BusinessDay
Nigeria's leading finance and market intelligence news report.

These charts show why investors prefer Egypt to Nigeria

Egypt has continued to distinguish itself from Nigeria in the eyes of foreign investors for reasons ranging from foreign exchange liquidity to economic growth rate and inflation.

For foreign portfolio investors, foreign exchange liquidity is the latest reason why Nigeria is being sidestepped in favour of Egypt.

Although both countries are facing dollar liquidity challenges amid the Coronavirus pandemic, foreign portfolio investors say it is easier to move money in and out of Egypt than it is in Nigeria.

“In Nigeria, there’s a near $1billion worth of trapped funds due to the dollar scarcity and the CBN is somewhat suppressing demand as a result,” one investor told Business day.

“Nigeria’s challenge is not unique but the situation is more bearable in Egypt which has more economic indicators going for it than Nigeria,” the investor said on condition of anonymity.

For the more crucial foreign direct investors, Nigeria’s appeal is less than Egypt due to slower economic growth, faster inflation rate and a much lower ease of doing business.

Read also: CBN’s policies yield fruit as Banks record double digit loan growth

While Nigeria is said to be Africa’s most promising economy given its huge market and the abundance of resources, offshore investors are taking their patient capital to Egypt, making the North African country the hotspot for FDI on the continent.

Last year, Nigeria with an inflow of $3.4bn barely got half of the FDI receipt Egypt had ($8.5bn), according to data from UNCTAD, the main U.N. body dealing with trade, investment and development issues.

After the oil crash of 2016, Egypt undertook structural reforms that have moved the economy to a more market-oriented one.
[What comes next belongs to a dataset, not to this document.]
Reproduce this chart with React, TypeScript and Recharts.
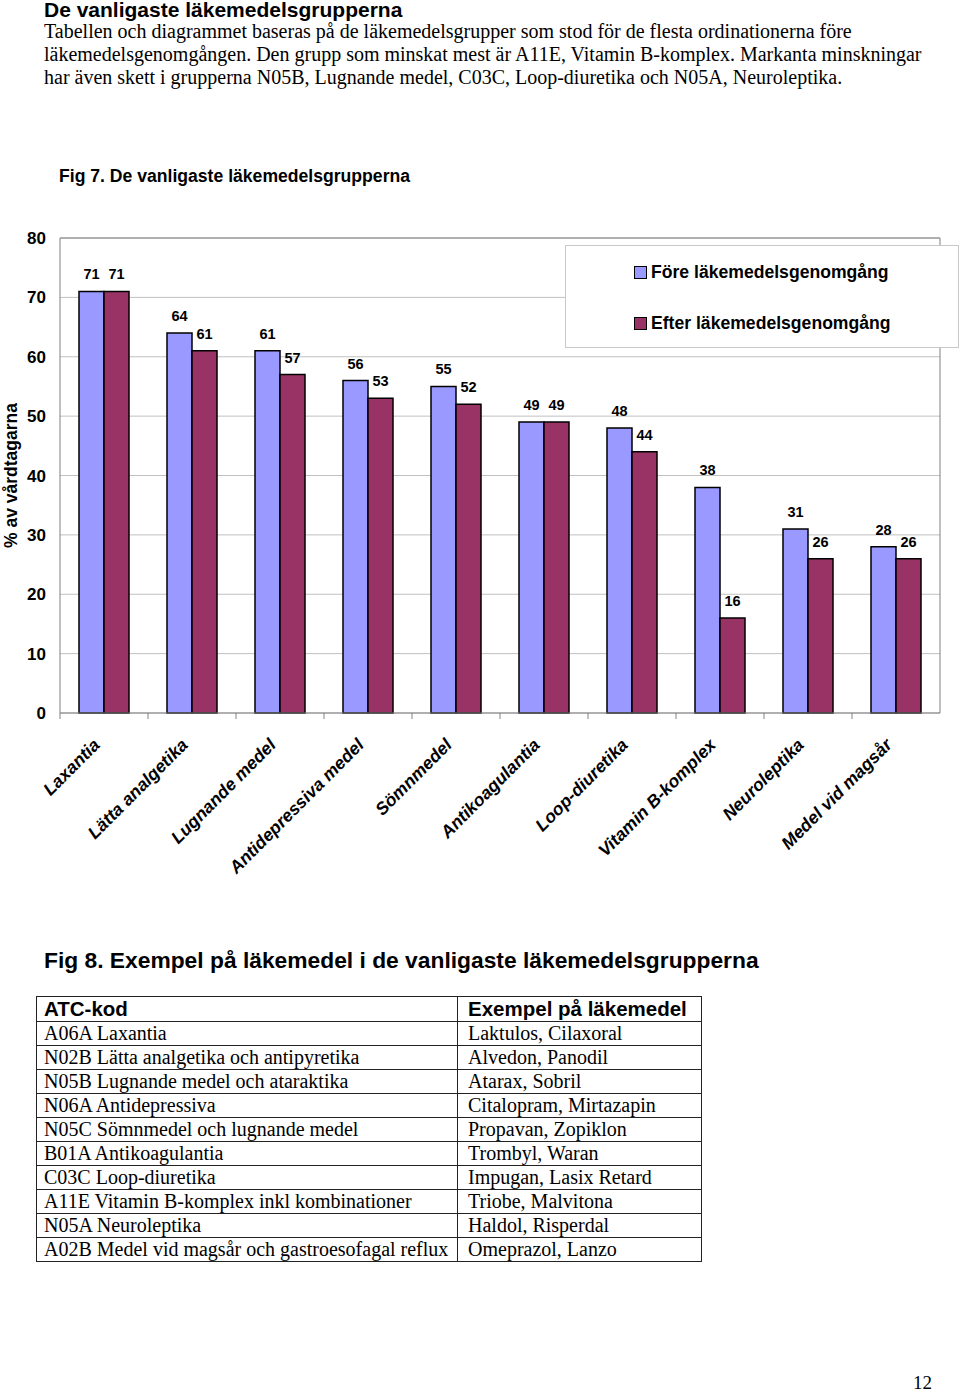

Under the auspices of IMF, the country embarked on a three-year reform programme and the results (as shown in the charts below) has seen stronger FDI inflows compared to peers.

Among other things, Egypt took steps to keep public debt on a downward trajectory, phased out subsidies on most fuel products as part of the IMF-backed economic reform programme and freed up fiscal space for social spending.

Fuel subsidies for instance are gradually making way in order to incentivize private investment.

According to Egypt’s petroleum minister, the country’s spending on fuel subsidies dropped by about 65 percent to 21 billion Egyptian pounds ($1.34 billion) in July-March.

These steps improved the perception of Egypt in the eyes of foreign investors.

Notably, floating the Egyptian pound has helped the country attract foreign flows into its economy via the oil and gas sector, while major investments have been in telecommunications, real estate and tourism.

Today the dollar exchanges for 15.79 Egyptian pound while the Naira at N360/$ is said to be still too strong.

The Central Bank on Sunday promised an orderly exit for investors repatriating capital but the naira non-deliverable forward contracts are showing signs of currency pressure with 5-year contracts above N500.

Another clear distinction between both economies is seen in their respective central banks’ firepower. For Nigeria’s more rigid currency regime, the CBN has $34bn while Egyptian counterparts have $37bn.

The availability of dollars for Egypt has helped ease pressure on consumer prices which has fallen from over 20 percent to just 5.881 percent while Nigeria’s inflation at 12.26 percent is moving further from CBN’s preferred maximum of 9 percent, according to latest data.

Egypt’s economy as a result of some of the fiscal, monetary reforms including privatization of assets, has led to its fast growth and the resilience of its economy.

Compared to Nigeria’s 2.3 percent, Egyptian economy grew by 5.6 percent for their respective 2019 fiscal year, while IMF says the country’s economy would expand 2 percent in 2020 and Nigeria’s would contract 3.4 percent due to the COVID-19 effects.